Essa singularidade traça um fio condutor com o caso de Ferguson em agosto, que propiciou o debate sobre o tratamento da polícia à comunidade afro-americana e a necessidade de que os agentes levem câmeras em seus uniformes. Uma gravação teria resolvido a incógnita do motivo de o policial branco Darren Wilson ter matado com seis tiros o jovem negro Michael Brown em uma rua residencial em pleno dia nesse subúrbio de St. Louis.
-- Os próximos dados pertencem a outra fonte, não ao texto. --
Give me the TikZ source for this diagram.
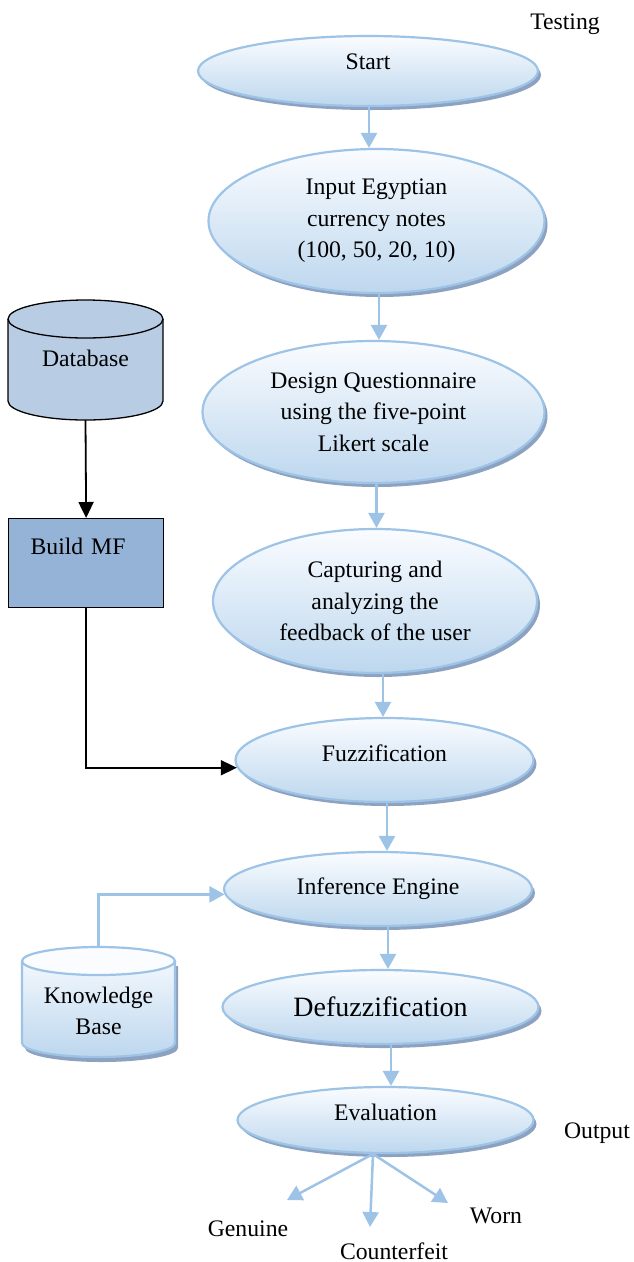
\documentclass[tikz,border=0pt]{standalone}
\usepackage{fontspec}
\setmainfont{Liberation Serif}
\usetikzlibrary{shapes.geometric,arrows.meta,shadows,calc}
\definecolor{bord}{RGB}{157,195,230}
\definecolor{gtop}{RGB}{250,252,255}
\definecolor{gbot}{RGB}{189,215,238}
\definecolor{shad}{RGB}{140,162,192}
\definecolor{dbfill}{RGB}{184,204,228}
\definecolor{mffill}{RGB}{149,179,215}
\begin{document}
\begin{tikzpicture}[x=1pt,y=-1pt,
  proc/.style={ellipse, draw=bord, line width=2.2pt, top color=gtop, bottom color=gbot,
    inner sep=0pt, align=center, font=\fontsize{23.7}{31.5}\selectfont,
    drop shadow={shadow xshift=3pt, shadow yshift=-4pt, fill=shad, opacity=1}},
  arr/.style={draw=bord, line width=2.5pt, -{Triangle[width=16pt,length=15pt]}},
  blk/.style={draw=black, line width=1.8pt, -{Triangle[width=15pt,length=16pt]}},
  lbl/.style={font=\fontsize{23.7}{31.5}\selectfont, inner sep=0pt, text height=16pt, text depth=0pt},
  txt/.style={font=\fontsize{23.7}{31.5}\selectfont, inner sep=0pt, align=center}
]
\useasboundingbox (0,0) rectangle (633,1262);

% ---- main flow ellipses
\node[proc, minimum width=340, minimum height=70, text depth=18pt] (st) at (368,71) {Start};
\node[proc, minimum width=336, minimum height=144] (inp) at (376.5,221) {Input Egyptian\\currency notes\\(100, 50, 20, 10)};
\node[proc, minimum width=342, minimum height=142] (des) at (373.5,412) {Design Questionnaire\\using the five-point\\Likert scale};
\node[proc, minimum width=324, minimum height=144] (cap) at (375,601) {Capturing and\\analyzing the\\feedback of the user};
\node[proc, minimum width=298, minimum height=84, text depth=14pt] (fz) at (384.5,760) {Fuzzification};
\node[proc, minimum width=308, minimum height=74, text depth=6pt] (inf) at (378,889) {Inference Engine};
\node[proc, minimum width=316, minimum height=74, font=\fontsize{28}{34}\selectfont] (dfz) at (380.5,1007) {Defuzzification};
\node[proc, minimum width=296, minimum height=66, text depth=16pt] (ev) at (385.5,1120) {Evaluation};

% ---- vertical arrows
\path ([xshift=1pt]st.south) coordinate (a1);
\draw[arr] (a1) -- (a1 |- inp.north);
\path ([xshift=2.5pt]inp.south) coordinate (a2);
\draw[arr] (a2) -- (a2 |- des.north);
\path ([xshift=1.5pt]cap.north) coordinate (a3);
\draw[arr] (a3 |- des.south) -- (a3);
\path ([xshift=-1.5pt]fz.north) coordinate (a4);
\draw[arr] (a4 |- cap.south) -- (a4);
\path ([xshift=2.5pt]fz.south) coordinate (a5);
\draw[arr] (a5) -- (a5 |- inf.north);
\path ([xshift=10pt]inf.south) coordinate (a6);
\draw[arr] (a6) -- (a6 |- dfz.north);
\path ([xshift=10.5pt]dfz.south) coordinate (a7);
\draw[arr] (a7) -- (a7 |- ev.north);

% ---- Database cylinder
\fill[dbfill] (8,319) -- (8,401) arc[start angle=180,end angle=0,x radius=77.5,y radius=19]
  -- (163,319) arc[start angle=0,end angle=-180,x radius=77.5,y radius=19] -- cycle;
\draw[black, line width=1.3pt] (8,319) -- (8,401) arc[start angle=180,end angle=0,x radius=77.5,y radius=19] -- (163,319);
\draw[black, line width=1.3pt] (85.5,319) ellipse[x radius=77.5,y radius=19];
\node[txt, minimum width=155, minimum height=124] (db) at (85.5,358) {Database};

% ---- Build MF box
\node[draw=black, line width=1.3pt, fill=mffill, anchor=north west, minimum height=89,
  inner xsep=22pt, text width=111pt, align=left, text height=17pt, text depth=35pt,
  font=\fontsize{23.7}{31.5}\selectfont] (mf) at (8,518) {Build MF};

\draw[blk] (db.south) -- (mf.north);
\draw[blk] (mf.south) |- (fz.183);

% ---- Knowledge Base cylinder
\fill[shad] (25,966) -- (25,1048) arc[start angle=180,end angle=0,x radius=76.5,y radius=14]
  -- (178,966) -- cycle;
\path[top color=gtop, bottom color=gbot] (22,961) -- (22,1043) arc[start angle=180,end angle=0,x radius=76.5,y radius=14]
  -- (175,961) arc[start angle=0,end angle=-180,x radius=76.5,y radius=14] -- cycle;
\draw[bord, line width=2.2pt] (22,961) -- (22,1043) arc[start angle=180,end angle=0,x radius=76.5,y radius=14] -- (175,961);
\draw[bord, line width=2.2pt, fill=gtop] (98.5,961) ellipse[x radius=76.5,y radius=14];
\node[txt, minimum width=153, minimum height=126] (kb) at (98.5,1011) {Knowledge\\Base};

\draw[arr] (kb.north) |- (inf.182);

% ---- outputs
\coordinate (evb) at (373,1154);
\coordinate (t1) at (287,1200);
\coordinate (t2) at (370,1227);
\coordinate (t3) at (448,1203);
\node[lbl] (gen) at (248,1228) {Genuine};
\node[lbl] (cf) at (394,1251) {Counterfeit};
\node[lbl] (worn) at (496,1215) {Worn};
\draw[arr] (evb) -- (t1);
\draw[arr] (evb) -- (t2);
\draw[arr] (evb) -- (t3);

\node[lbl] (testing) at (565,21) {Testing};
\node[lbl] (output) at (597,1130) {Output};
\end{tikzpicture}
\end{document}
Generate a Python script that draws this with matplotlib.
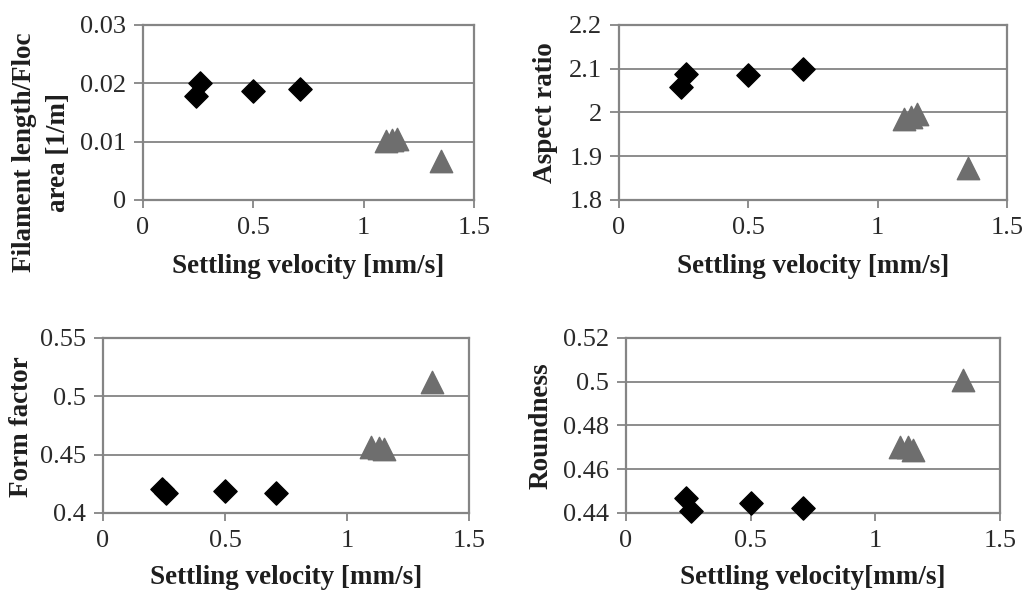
import matplotlib
matplotlib.use("Agg")
import matplotlib.pyplot as plt

plt.rcParams['font.family'] = ['Liberation Serif', 'DejaVu Serif']

# Diamond series (low settling velocity)
dia_x = [0.24, 0.26, 0.50, 0.71]
# Triangle series (high settling velocity)
tri_x = [1.10, 1.13, 1.15, 1.35]

fil_dia = [0.0178, 0.0200, 0.0187, 0.0191]
fil_tri = [0.0101, 0.0103, 0.0105, 0.0066]

asp_dia = [2.058, 2.088, 2.086, 2.099]
asp_tri = [1.985, 1.990, 1.996, 1.873]

ff_dia = [0.4205, 0.4172, 0.4185, 0.4168]
ff_tri = [0.4565, 0.4560, 0.4545, 0.5125]

rnd_dia = [0.4468, 0.4410, 0.4447, 0.4425]
rnd_tri = [0.4700, 0.4700, 0.4688, 0.5010]

x_ticks = [0, 0.5, 1, 1.5]
x_ticklabels = ['0', '0.5', '1', '1.5']

W, H = 1023, 591

panels = [
    dict(pos=[0.1398, 0.6616, 0.3236, 0.2961], yd=fil_dia, yt=fil_tri,
         ylim=(0, 0.03), yticks=[0, 0.01, 0.02, 0.03],
         yticklabels=['0', '0.01', '0.02', '0.03'],
         ylabel='Filament length/Floc\narea [1/m]', ylab_px=(41.5, 152),
         xlabel='Settling velocity [mm/s]', xlab_y=-0.31),
    dict(pos=[0.6051, 0.6616, 0.3793, 0.2961], yd=asp_dia, yt=asp_tri,
         ylim=(1.8, 2.2), yticks=[1.8, 1.9, 2.0, 2.1, 2.2],
         yticklabels=['1.8', '1.9', '2', '2.1', '2.2'],
         ylabel='Aspect ratio', ylab_px=(546, 113),
         xlabel='Settling velocity [mm/s]', xlab_y=-0.31),
    dict(pos=[0.1007, 0.1320, 0.3578, 0.2961], yd=ff_dia, yt=ff_tri,
         ylim=(0.4, 0.55), yticks=[0.4, 0.45, 0.5, 0.55],
         yticklabels=['0.4', '0.45', '0.5', '0.55'],
         ylabel='Form factor', ylab_px=(22, 427),
         xlabel='Settling velocity [mm/s]', xlab_y=-0.30),
    dict(pos=[0.6119, 0.1320, 0.3656, 0.2961], yd=rnd_dia, yt=rnd_tri,
         ylim=(0.44, 0.52), yticks=[0.44, 0.46, 0.48, 0.5, 0.52],
         yticklabels=['0.44', '0.46', '0.48', '0.5', '0.52'],
         ylabel='Roundness', ylab_px=(541, 426),
         xlabel='Settling velocity[mm/s]', xlab_y=-0.30),
]

fig = plt.figure(figsize=(W / 100, H / 100), dpi=100)
frame_col = '#858585'
txt_col = '#1e1e1e'
for p in panels:
    ax = fig.add_axes(p['pos'])
    ax.set_xlim(0, 1.5)
    ax.set_ylim(*p['ylim'])
    ax.set_xticks(x_ticks)
    ax.set_xticklabels(x_ticklabels)
    ax.set_yticks(p['yticks'])
    ax.set_yticklabels(p['yticklabels'])
    ax.yaxis.grid(True, color='#8c8c8c', linewidth=1.4)
    ax.set_axisbelow(True)
    for s in ax.spines.values():
        s.set_color(frame_col)
        s.set_linewidth(1.6)
    ax.tick_params(direction='out', width=1.3, color=frame_col,
                   labelsize=19, labelcolor='#2a2a2a')
    ax.tick_params(axis='x', length=6, pad=6)
    ax.tick_params(axis='y', length=6.5, pad=5.5)
    ax.scatter(dia_x, p['yd'], marker='D', s=140, color='black', zorder=3, clip_on=False)
    ax.scatter(tri_x, p['yt'], marker='^', s=260, color='#6e6e6e', zorder=3, clip_on=False)
    ax.set_xlabel(p['xlabel'], fontsize=19.5, fontweight='bold', color=txt_col)
    ax.xaxis.set_label_coords(0.5, p['xlab_y'])
    fig.text(p['ylab_px'][0] / W, 1 - p['ylab_px'][1] / H, p['ylabel'],
             rotation=90, ha='center', va='center', fontsize=19.5,
             fontweight='bold', color=txt_col, linespacing=1.45,
             multialignment='center')

fig.savefig('out.png', dpi=100)
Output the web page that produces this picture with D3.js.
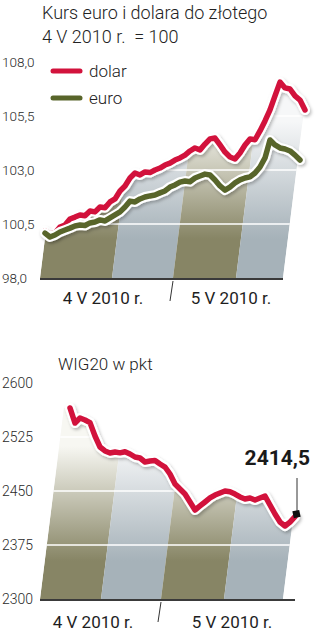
<!DOCTYPE html>
<html>
<head>
<meta charset="utf-8">
<script src="https://cdn.jsdelivr.net/npm/d3@7"></script>
<style>
  body { margin: 0; background: #fff; }
  text { font-family: Roboto, "Noto Sans", sans-serif; }
</style>
</head>
<body>
<div id="chart"></div>
<script>
// kurs (4 V 2010 = 100), kolejne notowania
const dolar = [100.18, 100.04, 100.08, 100.36, 100.45, 100.73, 100.82, 100.92, 100.88, 101.10,
               101.06, 101.29, 101.25, 101.52, 101.66, 102.03, 102.26, 102.63, 102.86, 102.77,
               102.91, 102.88, 103.00, 103.09, 103.23, 103.32, 103.46, 103.56, 103.69, 103.88,
               104.02, 103.93, 104.20, 104.44, 104.48, 104.16, 103.83, 103.60, 103.51, 103.79,
               104.16, 104.44, 104.40, 104.81, 105.27, 105.78, 106.43, 107.07, 106.80, 106.75,
               106.43, 106.24, 105.78];
const euro = [100.08, 99.90, 99.99, 100.13, 100.22, 100.31, 100.41, 100.45, 100.43, 100.55,
              100.59, 100.69, 100.64, 100.78, 100.92, 101.06, 101.29, 101.56, 101.52, 101.66,
              101.75, 101.80, 101.84, 101.94, 102.03, 102.21, 102.31, 102.44, 102.49, 102.46,
              102.63, 102.72, 102.81, 102.77, 102.54, 102.26, 102.07, 102.21, 102.40, 102.54,
              102.63, 102.68, 102.86, 103.14, 103.56, 104.39, 104.16, 104.02, 103.97, 103.88,
              103.69, 103.46];
const wig20 = [2565.3, 2544.4, 2551.4, 2548.6, 2545.0, 2526.4, 2511.1, 2505.6, 2502.8, 2504.2,
               2503.0, 2504.5, 2501.4, 2497.2, 2495.8, 2490.3, 2491.7, 2492.5, 2487.5, 2483.3,
               2473.6, 2459.7, 2452.8, 2445.8, 2434.7, 2423.6, 2429.2, 2434.7, 2440.3, 2444.4,
               2447.2, 2450.0, 2449.0, 2445.8, 2441.7, 2438.9, 2440.3, 2437.5, 2440.3, 2443.1,
               2430.6, 2418.1, 2406.9, 2401.4, 2406.9, 2414.5];

const ticksKurs = [98, 100.5, 103, 105.5, 108];
const ticksWig = [2300, 2375, 2450, 2525, 2600];
const dni = ['4 V 2010 r.', '5 V 2010 r.'];

// granice pasów tła, podpisy dni i kreska między dniami (w numerach notowań)
const pasyKurs = [-1, 13.4, 25.6, 38.2, 47.6];
const dniKurs = [11.6, 37.2];
const pasyWig = [-6, 6.2, 18.2, 30.8, 42.6];
const dniWig = [4.6, 32.4];

const red = '#d2123c', green = '#58652a';
const skos = 0.125;

const pl = d3.formatLocale({decimal: ',', thousands: ' ', grouping: [3], currency: ['', ' zł']});
const f1 = pl.format('.1f');

const svg = d3.select('#chart').append('svg')
  .attr('width', 329)
  .attr('height', 640);

const defs = svg.append('defs');
defs.append('filter')
    .attr('id', 'cien')
    .attr('x', '-10%').attr('y', '-20%').attr('width', '130%').attr('height', '150%')
  .append('feDropShadow')
    .attr('dx', 1.5).attr('dy', 2).attr('stdDeviation', 1.8)
    .attr('flood-color', '#000').attr('flood-opacity', 0.25);

function gradient(id, y1, y2, c1, c2) {
  const gr = defs.append('linearGradient')
    .attr('id', id)
    .attr('gradientUnits', 'userSpaceOnUse')
    .attr('x1', 0).attr('x2', 0).attr('y1', y1).attr('y2', y2);
  gr.append('stop').attr('offset', 0).attr('stop-color', c1);
  gr.append('stop').attr('offset', 0.25).attr('stop-color', c1);
  gr.append('stop').attr('offset', 1).attr('stop-color', c2);
}

function panel(o) {
  const x = o.x, y = o.y;
  const base = y.range()[0];
  const main = o.series[0].data;
  const yTop = y(d3.max(main));
  const yFade = base - 0.8 * (base - yTop);

  gradient(o.id + 'a', base, yFade, '#878565', '#f7f7f2');
  gradient(o.id + 'b', base, yFade, '#a6b2b9', '#f6f7f8');

  // obszar pod główną linią, ze skośnymi bokami
  const pts = main.map((d, i) => [x(i), y(d)]);
  const b0 = x(o.pasy[0]), bn = x(o.pasy[o.pasy.length - 1]);
  const first = pts[0], last = pts[pts.length - 1];
  const poly = [[b0, base], [b0 + skos * (base - first[1]), first[1]]]
    .concat(pts)
    .concat([[bn + skos * (base - last[1]), last[1]], [bn, base]]);

  defs.append('clipPath').attr('id', o.id + 'clip')
    .append('path').attr('d', d3.line()(poly) + 'Z');

  const fill = svg.append('g').attr('clip-path', 'url(#' + o.id + 'clip)');
  const H = base - yTop + 10;
  fill.append('rect')
    .attr('x', 0).attr('y', base - H).attr('width', 329).attr('height', H)
    .attr('fill', '#f8f8f8');
  fill.selectAll('path')
    .data(d3.pairs(o.pasy))
    .enter()
    .append('path')
    .attr('d', d => {
      const a = x(d[0]), b = x(d[1]);
      return d3.line()([[a, base], [b, base], [b + skos * H, base - H], [a + skos * H, base - H]]) + 'Z';
    })
    .attr('fill', (d, i) => 'url(#' + o.id + (i % 2 ? 'b' : 'a') + ')');

  fill.selectAll('line')
    .data(o.ticks.slice(1))
    .enter()
    .append('line')
    .attr('x1', 0).attr('x2', 329)
    .attr('y1', d => y(d)).attr('y2', d => y(d))
    .attr('stroke', '#fff')
    .attr('stroke-width', 1.3);

  // oś
  svg.append('line')
    .attr('x1', b0).attr('x2', bn + o.extra)
    .attr('y1', base + 1).attr('y2', base + 1)
    .attr('stroke', '#3a3a3a').attr('stroke-width', 2);

  const sep = x(o.pasy[2]);
  svg.append('line')
    .attr('x1', sep).attr('y1', base + 3)
    .attr('x2', sep - 3).attr('y2', base + 23)
    .attr('stroke', '#333').attr('stroke-width', 1);

  svg.append('g').selectAll('text')
    .data(o.ticks)
    .enter()
    .append('text')
    .attr('x', 2)
    .attr('y', d => y(d))
    .attr('dy', '0.36em')
    .attr('font-size', o.tickSize)
    .attr('font-weight', 300)
    .attr('fill', '#2a2a2a')
    .text(o.fmt);

  svg.append('g').selectAll('text')
    .data(dni)
    .enter()
    .append('text')
    .attr('x', (d, i) => x(o.dni[i]))
    .attr('y', base + o.dniDy)
    .attr('text-anchor', 'middle')
    .attr('font-size', 17)
    .attr('fill', '#1e1e1e')
    .text(d => d);

  const line = d3.line().x((d, i) => x(i)).y(d => y(d));
  o.series.forEach(s => {
    svg.append('path')
      .attr('d', line(s.data))
      .attr('fill', 'none')
      .attr('stroke', '#fff')
      .attr('stroke-width', 10)
      .attr('stroke-linejoin', 'round')
      .attr('stroke-linecap', 'round')
      .attr('filter', 'url(#cien)');
    svg.append('path')
      .attr('d', line(s.data))
      .attr('fill', 'none')
      .attr('stroke', s.color)
      .attr('stroke-width', 5.5)
      .attr('stroke-linejoin', 'round')
      .attr('stroke-linecap', 'round');
  });
}

// --- wykres 1: kurs euro i dolara ---
const x1 = d3.scaleLinear().domain([0, 52]).range([45, 305]);
const y1 = d3.scaleLinear().domain([98, 108]).range([278, 62]);

svg.append('text').attr('x', 42).attr('y', 19)
  .attr('font-size', 18).attr('font-weight', 300).attr('fill', '#222')
  .text('Kurs euro i dolara do złotego');
svg.append('text').attr('x', 42).attr('y', 43)
  .attr('font-size', 18).attr('font-weight', 300).attr('fill', '#222')
  .attr('xml:space', 'preserve')
  .text('4 V 2010 r.  = 100');

panel({
  id: 'k', x: x1, y: y1, pasy: pasyKurs, dni: dniKurs, ticks: ticksKurs,
  fmt: f1, tickSize: 13.5, dniDy: 26, extra: 0,
  series: [{data: dolar, color: red}, {data: euro, color: green}]
});

const legenda = svg.append('g');
[['dolar', red], ['euro', green]].forEach((d, i) => {
  legenda.append('line')
    .attr('x1', 53).attr('x2', 80)
    .attr('y1', 71 + i * 27).attr('y2', 71 + i * 27)
    .attr('stroke', d[1]).attr('stroke-width', 5).attr('stroke-linecap', 'round');
  legenda.append('text')
    .attr('x', 89).attr('y', 77 + i * 27)
    .attr('font-size', 17).attr('font-weight', 300).attr('fill', '#222')
    .text(d[0]);
});

// --- wykres 2: WIG20 ---
const x2 = d3.scaleLinear().domain([0, 45]).range([70, 295]);
const y2 = d3.scaleLinear().domain([2300, 2600]).range([599, 383]);

svg.append('text').attr('x', 58).attr('y', 370)
  .attr('font-size', 17).attr('font-weight', 300).attr('fill', '#222')
  .text('WIG20 w pkt');

panel({
  id: 'w', x: x2, y: y2, pasy: pasyWig, dni: dniWig, ticks: ticksWig,
  fmt: d => d, tickSize: 14, dniDy: 29, extra: 12,
  series: [{data: wig20, color: red}]
});

const ost = wig20.length - 1;
svg.append('line')
  .attr('x1', x2(ost) + 2).attr('x2', x2(ost) + 2)
  .attr('y1', 478).attr('y2', y2(wig20[ost]))
  .attr('stroke', '#333').attr('stroke-width', 1);
svg.append('rect')
  .attr('x', x2(ost) - 2).attr('y', y2(wig20[ost]) - 6)
  .attr('width', 7).attr('height', 7)
  .attr('fill', '#111')
  .attr('transform', 'rotate(-12,' + (x2(ost) + 1.5) + ',' + (y2(wig20[ost]) - 2.5) + ')');
svg.append('text')
  .attr('x', 310).attr('y', 465)
  .attr('text-anchor', 'end')
  .attr('font-size', 21).attr('font-weight', 700).attr('fill', '#1a1a1a')
  .text(f1(wig20[ost]));
</script>
</body>
</html>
Ferguson forçou mais corporações policiais a decidirem colocar câmeras em seus agentes. A família de Brown desencadeou uma campanha para fomentar o uso de câmeras e a Casa Branca, um programa de ajuda para sua aquisição. Os defensores dessas câmeras argumentam que servem de prova ante possíveis irregularidades policiais e que podem ter um efeito dissuasório, pois, ao saber que está sendo gravado, teoricamente um policial evita abusos. Em Cincinnati, tudo indica que ocorreu o primeiro, mas não o segundo.

As mortes de negros desarmados desataram protestos no último ano. Em Cincinnati, cerca de 300 pessoas se manifestaram na noite de quarta-feira. O caso não é de todo insólito. A morte em 2001 de um afro-americano em mãos da polícia desencadeou vários dias de violentos protestos nessa cidade.